Leandro guarda de esta plaza dos recuerdos. El primero de cuando era un niño. Por las tardes venía a ayudar a un amigo a repartir los folletos de la rotisería de su padre, que les pagaba con tres pesos para que se compraran un pancho y una coca que compartían. El segundo es de hace tres años. Pasaba caminado junto a unos correntinos con los que trabajaba en una obra y se cruza con un tipo ahorcado.

—Fue en ese árbol que tenés al lado —aclara—. Los policías estaban tocando con un palo el cuerpo del fiambre —según Leandro, para bajarlo; según los correntinos, para ahuyentar los malos espíritus.

Son cerca de las seis y sobre una de las mesas de la plaza un hombre vende películas y discos acompañado de su mujer. Cuando nos estamos por ir, llega un pibe en moto y nos pide fuego para prenderse un porro.

Antes que el sol termine de despedirse compramos una tortas fritas en Carriego y la vía, frontera que divide en dos lo que oficialmente se denomina Ludueña Sur.
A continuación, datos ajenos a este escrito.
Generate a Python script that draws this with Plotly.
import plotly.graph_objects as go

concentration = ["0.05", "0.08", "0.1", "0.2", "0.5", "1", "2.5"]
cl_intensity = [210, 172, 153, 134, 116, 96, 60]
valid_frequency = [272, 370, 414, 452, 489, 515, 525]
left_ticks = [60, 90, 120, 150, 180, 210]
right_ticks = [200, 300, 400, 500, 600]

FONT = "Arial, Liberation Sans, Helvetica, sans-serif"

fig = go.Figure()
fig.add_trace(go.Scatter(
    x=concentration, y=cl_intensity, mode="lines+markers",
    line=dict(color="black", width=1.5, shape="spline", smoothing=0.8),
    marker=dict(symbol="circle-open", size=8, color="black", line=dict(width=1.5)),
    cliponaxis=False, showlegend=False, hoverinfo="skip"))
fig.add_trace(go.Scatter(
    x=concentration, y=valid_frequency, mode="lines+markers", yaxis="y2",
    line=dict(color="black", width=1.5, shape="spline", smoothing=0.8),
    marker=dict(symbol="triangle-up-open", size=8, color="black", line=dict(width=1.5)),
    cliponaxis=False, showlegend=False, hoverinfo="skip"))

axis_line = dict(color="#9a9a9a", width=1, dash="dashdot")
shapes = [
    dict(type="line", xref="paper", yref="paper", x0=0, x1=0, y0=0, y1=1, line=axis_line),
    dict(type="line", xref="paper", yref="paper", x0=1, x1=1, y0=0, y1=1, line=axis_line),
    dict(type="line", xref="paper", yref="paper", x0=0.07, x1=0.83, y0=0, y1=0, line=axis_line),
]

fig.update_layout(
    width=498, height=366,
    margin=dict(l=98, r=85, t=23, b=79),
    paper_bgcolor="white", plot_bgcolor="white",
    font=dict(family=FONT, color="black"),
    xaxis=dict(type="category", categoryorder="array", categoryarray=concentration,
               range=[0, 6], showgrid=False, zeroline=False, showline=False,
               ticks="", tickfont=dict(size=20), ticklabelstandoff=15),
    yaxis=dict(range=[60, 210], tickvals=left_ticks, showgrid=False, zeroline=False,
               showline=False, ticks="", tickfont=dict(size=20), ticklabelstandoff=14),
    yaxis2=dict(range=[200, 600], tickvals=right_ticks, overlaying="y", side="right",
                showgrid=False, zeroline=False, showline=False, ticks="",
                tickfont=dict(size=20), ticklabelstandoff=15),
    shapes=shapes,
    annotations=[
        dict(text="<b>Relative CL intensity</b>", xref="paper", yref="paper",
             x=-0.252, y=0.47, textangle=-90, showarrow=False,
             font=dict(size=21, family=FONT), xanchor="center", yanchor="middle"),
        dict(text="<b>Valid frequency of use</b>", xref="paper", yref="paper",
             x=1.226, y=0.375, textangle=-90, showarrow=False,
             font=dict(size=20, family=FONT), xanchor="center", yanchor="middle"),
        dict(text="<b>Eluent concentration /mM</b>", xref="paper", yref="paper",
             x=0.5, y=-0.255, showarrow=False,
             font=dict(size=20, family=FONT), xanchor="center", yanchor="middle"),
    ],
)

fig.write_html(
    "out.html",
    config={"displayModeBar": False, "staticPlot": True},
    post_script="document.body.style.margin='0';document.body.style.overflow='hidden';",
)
La mujer que las vende nos cuenta que para ahí desde el 95, luego del fallecimiento de su padre.

—Él trabajó acá cincuenta años —explica.

 

 

Escondite náufrago

Urquiza cae en sombras. Volvemos sobre nuestros pasos hasta llegar a la esquina de Pascual Rosas y dar con el bar Los Muchachos: improbable rincón de la ciudad que la ciudad esconde.

Cuatro parroquianos miran un partido de Central por la Copa Argentina. Un perro descansa sobre un pulóver de uso exclusivo al lado de la barra. De fondo se siente la voz de un viejo locutor relatando carreras de burros.
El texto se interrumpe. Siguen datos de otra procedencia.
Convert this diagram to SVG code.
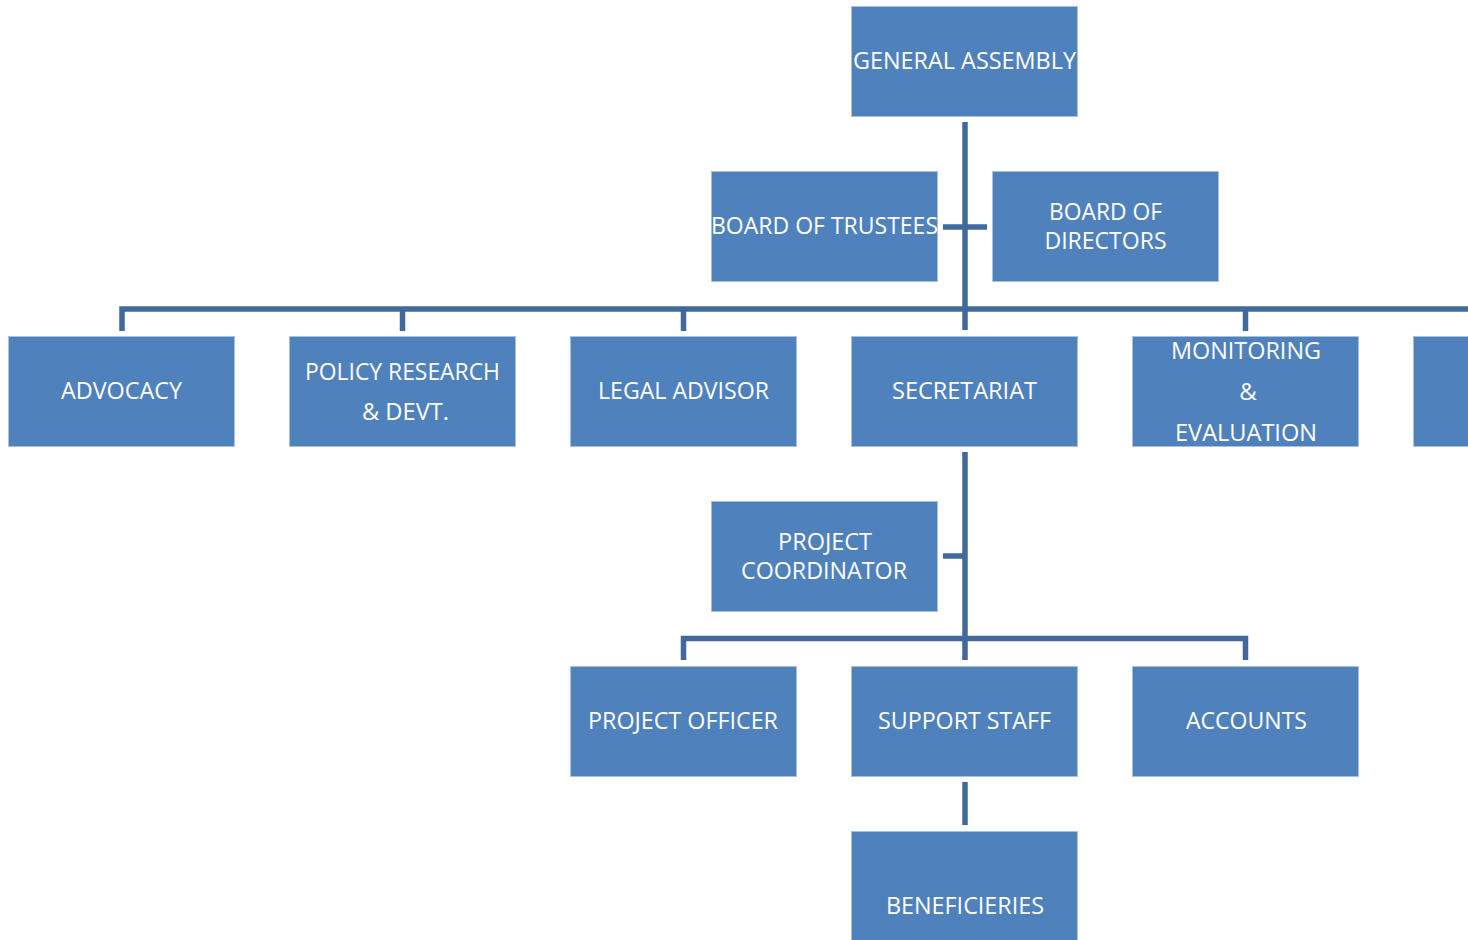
<svg xmlns="http://www.w3.org/2000/svg" width="1468" height="940" viewBox="0 0 1468 940">
<style>
.box{fill:#4F81BD;stroke:#A9C0DE;stroke-width:1}
.t{font-family:"Open Sans","Noto Sans",sans-serif;font-size:24px;fill:#FFFFFF;text-anchor:middle}
.c{stroke:#41699E;stroke-width:5.5;fill:none}
</style>
<rect width="1468" height="940" fill="#FFFFFF"/>
<g id="connectors">
<line class="c" x1="965" y1="122" x2="965" y2="330"/>
<line class="c" x1="943" y1="227" x2="987" y2="227"/>
<polyline class="c" points="122,331 122,309 1468,309"/>
<line class="c" x1="402.5" y1="309" x2="402.5" y2="331"/>
<line class="c" x1="683.5" y1="309" x2="683.5" y2="331"/>
<line class="c" x1="1245.5" y1="309" x2="1245.5" y2="331"/>
<line class="c" x1="965" y1="452" x2="965" y2="660"/>
<line class="c" x1="943" y1="556" x2="965" y2="556"/>
<polyline class="c" points="683.5,660 683.5,638.5 1245.5,638.5 1245.5,660"/>
<line class="c" x1="965" y1="782" x2="965" y2="825"/>
</g>
<g id="general-assembly"><rect class="box" x="851.5" y="6.5" width="226" height="110"/><text class="t" x="964.5" y="69" textLength="223" lengthAdjust="spacingAndGlyphs">GENERAL ASSEMBLY</text></g>
<g id="board-of-trustees"><rect class="box" x="711.5" y="171.5" width="226" height="110"/><text class="t" x="824.5" y="234" textLength="227" lengthAdjust="spacingAndGlyphs">BOARD OF TRUSTEES</text></g>
<g id="board-of-directors"><rect class="box" x="992.5" y="171.5" width="226" height="110"/><text class="t" x="1105.5" y="220" textLength="113" lengthAdjust="spacingAndGlyphs">BOARD OF</text><text class="t" x="1105.5" y="248.5" textLength="122" lengthAdjust="spacingAndGlyphs">DIRECTORS</text></g>
<g id="advocacy"><rect class="box" x="8.5" y="336.5" width="226" height="110"/><text class="t" x="121.5" y="399" textLength="121" lengthAdjust="spacingAndGlyphs">ADVOCACY</text></g>
<g id="policy-research"><rect class="box" x="289.5" y="336.5" width="226" height="110"/><text class="t" x="402.5" y="380" textLength="195" lengthAdjust="spacingAndGlyphs">POLICY RESEARCH</text><text class="t" x="405.5" y="419.5" textLength="87" lengthAdjust="spacingAndGlyphs">&amp; DEVT.</text></g>
<g id="legal-advisor"><rect class="box" x="570.5" y="336.5" width="226" height="110"/><text class="t" x="683.5" y="399" textLength="171" lengthAdjust="spacingAndGlyphs">LEGAL ADVISOR</text></g>
<g id="secretariat"><rect class="box" x="851.5" y="336.5" width="226" height="110"/><text class="t" x="964.5" y="399" textLength="145" lengthAdjust="spacingAndGlyphs">SECRETARIAT</text></g>
<g id="monitoring-evaluation"><rect class="box" x="1132.5" y="336.5" width="226" height="110"/><text class="t" x="1246" y="358.5" textLength="150" lengthAdjust="spacingAndGlyphs">MONITORING</text><text class="t" x="1248" y="400">&amp;</text><text class="t" x="1246" y="440.5" textLength="142" lengthAdjust="spacingAndGlyphs">EVALUATION</text></g>
<g id="partial-box"><rect class="box" x="1413.5" y="336.5" width="60" height="110"/></g>
<g id="project-coordinator"><rect class="box" x="711.5" y="501.5" width="226" height="110"/><text class="t" x="825" y="549.5" textLength="94" lengthAdjust="spacingAndGlyphs">PROJECT</text><text class="t" x="824" y="578.5" textLength="166" lengthAdjust="spacingAndGlyphs">COORDINATOR</text></g>
<g id="project-officer"><rect class="box" x="570.5" y="666.5" width="226" height="110"/><text class="t" x="683" y="729" textLength="190" lengthAdjust="spacingAndGlyphs">PROJECT OFFICER</text></g>
<g id="support-staff"><rect class="box" x="851.5" y="666.5" width="226" height="110"/><text class="t" x="964.5" y="729" textLength="173" lengthAdjust="spacingAndGlyphs">SUPPORT STAFF</text></g>
<g id="accounts"><rect class="box" x="1132.5" y="666.5" width="226" height="110"/><text class="t" x="1246.5" y="729" textLength="121" lengthAdjust="spacingAndGlyphs">ACCOUNTS</text></g>
<g id="beneficieries"><rect class="box" x="851.5" y="831.5" width="226" height="115"/><text class="t" x="965" y="913.5" textLength="158" lengthAdjust="spacingAndGlyphs">BENEFICIERIES</text></g>
</svg>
Pedimos Amargo Obrero con papas fritas —para comer solo hay salaítos de copetín—. Nos sirven dos vasos llenos y no una medida miserable como hacen los que supuestamente están especializados en preparar tragos. Cuando me entero que sale veinte pesos y diez la porción de papas, comprendo que es el mejor bar de la ciudad si uno quiere estar solo o charlar con algún amigo.

—Yo pensé lo mismo y empecé a venir todas las tardes. Por suerte un día no vine más —cuenta Leandro, que hacía años que no pasaba de la puerta—. “Mirá como estás… mal vestido, todo barbudo, dejado”, me había dicho uno que levantaba quiniela. Tenía razón. Así que me fui a mi casa, me bañé, me afeité y volví a jugarle un peso al 319. Salió a la cabeza y gané setecientos pesos, que seis años atrás era bastante. Me compre ropa nueva, un bongó, e invité a mis amigos a comer. Ese día dejé de venir.
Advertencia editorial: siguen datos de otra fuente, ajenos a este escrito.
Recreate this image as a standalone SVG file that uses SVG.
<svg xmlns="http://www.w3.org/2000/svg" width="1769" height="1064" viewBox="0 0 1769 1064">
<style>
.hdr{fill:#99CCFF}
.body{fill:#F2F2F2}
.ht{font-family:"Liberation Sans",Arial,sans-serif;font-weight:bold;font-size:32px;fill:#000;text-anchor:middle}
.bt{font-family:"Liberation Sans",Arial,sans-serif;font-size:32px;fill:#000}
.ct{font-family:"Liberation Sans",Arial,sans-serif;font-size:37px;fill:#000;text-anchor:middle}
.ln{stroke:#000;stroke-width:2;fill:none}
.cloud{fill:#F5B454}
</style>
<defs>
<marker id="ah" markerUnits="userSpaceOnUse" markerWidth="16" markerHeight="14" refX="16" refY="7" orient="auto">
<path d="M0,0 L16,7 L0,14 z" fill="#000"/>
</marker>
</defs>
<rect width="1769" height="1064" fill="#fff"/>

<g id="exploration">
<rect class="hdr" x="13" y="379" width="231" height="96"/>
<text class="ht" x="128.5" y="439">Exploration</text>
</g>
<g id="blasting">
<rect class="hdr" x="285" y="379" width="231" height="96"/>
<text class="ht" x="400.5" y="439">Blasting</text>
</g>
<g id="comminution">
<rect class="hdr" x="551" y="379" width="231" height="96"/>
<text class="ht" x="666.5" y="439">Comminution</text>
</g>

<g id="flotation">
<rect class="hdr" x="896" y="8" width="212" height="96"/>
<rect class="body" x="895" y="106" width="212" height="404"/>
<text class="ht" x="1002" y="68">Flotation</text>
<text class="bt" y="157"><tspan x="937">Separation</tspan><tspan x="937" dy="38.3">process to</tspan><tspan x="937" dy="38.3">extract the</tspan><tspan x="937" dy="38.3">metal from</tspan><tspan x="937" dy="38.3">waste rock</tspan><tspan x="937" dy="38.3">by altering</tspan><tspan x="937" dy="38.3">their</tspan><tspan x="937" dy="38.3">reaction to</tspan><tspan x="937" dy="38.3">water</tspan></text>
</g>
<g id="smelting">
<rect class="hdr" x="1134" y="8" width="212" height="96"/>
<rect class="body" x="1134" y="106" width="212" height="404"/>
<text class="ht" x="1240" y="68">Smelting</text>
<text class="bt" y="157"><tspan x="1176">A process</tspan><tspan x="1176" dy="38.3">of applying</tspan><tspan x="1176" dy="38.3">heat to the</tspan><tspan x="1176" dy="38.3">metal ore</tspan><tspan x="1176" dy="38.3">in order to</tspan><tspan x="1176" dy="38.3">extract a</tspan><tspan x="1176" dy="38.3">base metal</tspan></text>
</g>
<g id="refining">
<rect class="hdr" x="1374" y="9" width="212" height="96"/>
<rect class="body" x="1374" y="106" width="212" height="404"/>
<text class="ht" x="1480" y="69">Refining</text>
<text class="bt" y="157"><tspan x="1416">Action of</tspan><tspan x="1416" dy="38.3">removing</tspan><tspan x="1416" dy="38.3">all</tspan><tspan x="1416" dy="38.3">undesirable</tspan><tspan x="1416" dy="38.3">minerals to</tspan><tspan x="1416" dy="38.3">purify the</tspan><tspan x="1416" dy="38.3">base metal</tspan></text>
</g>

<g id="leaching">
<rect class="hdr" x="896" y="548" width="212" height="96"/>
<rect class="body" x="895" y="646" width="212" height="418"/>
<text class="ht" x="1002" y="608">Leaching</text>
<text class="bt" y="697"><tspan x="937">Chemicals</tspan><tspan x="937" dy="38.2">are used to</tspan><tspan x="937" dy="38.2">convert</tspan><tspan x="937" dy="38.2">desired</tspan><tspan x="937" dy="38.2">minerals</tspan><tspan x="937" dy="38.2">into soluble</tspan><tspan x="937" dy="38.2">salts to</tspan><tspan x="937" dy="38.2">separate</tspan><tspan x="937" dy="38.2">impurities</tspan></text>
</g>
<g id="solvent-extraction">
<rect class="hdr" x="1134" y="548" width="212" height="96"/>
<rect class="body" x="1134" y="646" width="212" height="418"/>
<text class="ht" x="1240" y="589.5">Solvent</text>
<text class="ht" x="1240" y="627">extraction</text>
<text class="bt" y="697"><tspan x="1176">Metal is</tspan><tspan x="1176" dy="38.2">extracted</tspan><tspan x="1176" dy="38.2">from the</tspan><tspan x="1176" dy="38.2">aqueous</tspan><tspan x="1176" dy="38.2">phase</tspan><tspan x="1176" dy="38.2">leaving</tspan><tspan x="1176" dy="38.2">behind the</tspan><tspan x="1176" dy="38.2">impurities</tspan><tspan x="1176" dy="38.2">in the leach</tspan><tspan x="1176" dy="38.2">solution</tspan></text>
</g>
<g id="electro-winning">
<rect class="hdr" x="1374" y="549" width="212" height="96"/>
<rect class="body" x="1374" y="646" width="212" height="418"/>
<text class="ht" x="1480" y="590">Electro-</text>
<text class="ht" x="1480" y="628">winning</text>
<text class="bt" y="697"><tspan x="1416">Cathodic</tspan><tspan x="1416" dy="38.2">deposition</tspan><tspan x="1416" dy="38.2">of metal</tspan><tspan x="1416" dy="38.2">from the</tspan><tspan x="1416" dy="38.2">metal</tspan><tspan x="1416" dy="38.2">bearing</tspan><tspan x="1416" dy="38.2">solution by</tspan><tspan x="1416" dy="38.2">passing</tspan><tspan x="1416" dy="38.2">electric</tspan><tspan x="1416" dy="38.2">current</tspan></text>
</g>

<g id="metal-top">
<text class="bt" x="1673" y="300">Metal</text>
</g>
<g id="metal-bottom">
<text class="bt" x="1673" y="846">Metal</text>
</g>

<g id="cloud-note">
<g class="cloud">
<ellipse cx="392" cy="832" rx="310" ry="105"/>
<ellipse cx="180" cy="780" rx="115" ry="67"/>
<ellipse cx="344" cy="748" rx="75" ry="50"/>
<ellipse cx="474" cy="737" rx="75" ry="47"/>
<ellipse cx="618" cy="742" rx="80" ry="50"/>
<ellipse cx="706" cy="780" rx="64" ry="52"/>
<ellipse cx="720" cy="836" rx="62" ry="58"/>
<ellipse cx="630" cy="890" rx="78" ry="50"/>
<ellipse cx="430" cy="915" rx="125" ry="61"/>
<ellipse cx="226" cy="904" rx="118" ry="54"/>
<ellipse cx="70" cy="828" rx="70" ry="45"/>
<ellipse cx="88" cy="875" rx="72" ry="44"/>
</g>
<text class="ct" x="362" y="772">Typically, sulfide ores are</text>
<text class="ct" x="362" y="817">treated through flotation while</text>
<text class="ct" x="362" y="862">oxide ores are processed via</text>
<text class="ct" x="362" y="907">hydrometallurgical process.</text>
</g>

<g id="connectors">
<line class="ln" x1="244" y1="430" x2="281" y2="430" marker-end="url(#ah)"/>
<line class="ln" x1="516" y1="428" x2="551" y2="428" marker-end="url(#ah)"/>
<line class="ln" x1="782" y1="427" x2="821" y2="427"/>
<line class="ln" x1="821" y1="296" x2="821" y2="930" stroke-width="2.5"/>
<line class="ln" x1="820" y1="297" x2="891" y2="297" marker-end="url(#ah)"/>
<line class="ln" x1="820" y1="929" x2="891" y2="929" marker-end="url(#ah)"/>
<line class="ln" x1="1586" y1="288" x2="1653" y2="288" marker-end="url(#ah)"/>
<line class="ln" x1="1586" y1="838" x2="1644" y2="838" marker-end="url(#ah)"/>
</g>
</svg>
Pedimos un cenicero y nos dicen que tiremos los puchos al suelo, total después barren. Salen dos medidas más.

—Acá vi morir a tres tipos en un par de meses. Un mozo que se desplomó mientras llevaba un café, un parroquiano que palmó y quedó con la cara apoyada en la mesa, y otro que salió a la vereda, se prendió un pucho y así, tranquilo, sentado en la ventana, se fue apagando.

Central hace un gol. Llegan tres parroquianos más. Exclaman: “Carlitos se murió”. Cuentan que vienen del funeral, que le pusieron la remera de su club y le cantaron una canción que cantaban siempre entre ellos.

—La muerte es una mierda —digo, y empiezo a lamentar esto asunto de que la gente se muera.

—Ya estás borracho. No te aguantás dos vasos de amargo. Pidamos dos más.

Y así la charla sigue hasta que nos damos cuenta de que nos sentamos bajo las fotos del viejo Juan, el fundador del bar, y la foto de Cubai, su perro.

—Uh, mirá, esa foto la saqué yo. Me la pidió el viejo Juan porque sabía que se iba a morir. Después se murió él —dice Leandro.

—La comunión entre los vivos y los muertos es total…

— ¿Qué?

—Nada. Que me estoy meando, voy al ñoba.

Vuelvo y pedimos otra medida. Se escucha desde atrás de la barra: “Ese nunca pierde. Como no lo jugamos nunca pierde”. El tono con que se dice la frase es de cierta felicidad. Qué va a ser.

 

 

Rompo un vaso en el apuro de mis gestos al hablar. Lo quiero pagar y no me dejan. Son las nueve y el bar está por cerrar. Pedimos una última medidita que no nos cobran.

Cuando andamos nuevamente en la calle, nos damos cuenta de que estamos como flotando, que tenemos una enorme energía vital. Symns decía que un amigo es un espejo de tu zona extraviada y, sin duda, lo mejor de una amistad es conversar. Pienso que deberíamos brindar por eso y buscamos otro bar. El barrio cena puertas adentro y en la ciudad sopla un viento frío.

Encontramos un minimarket y pedimos una cerveza. Guardo con cuidado unos apuntes para armar esta nota. Tomo un trago y miro la calle. Es viernes. No me acuerdo ni quiero acordarme de si tenía planes.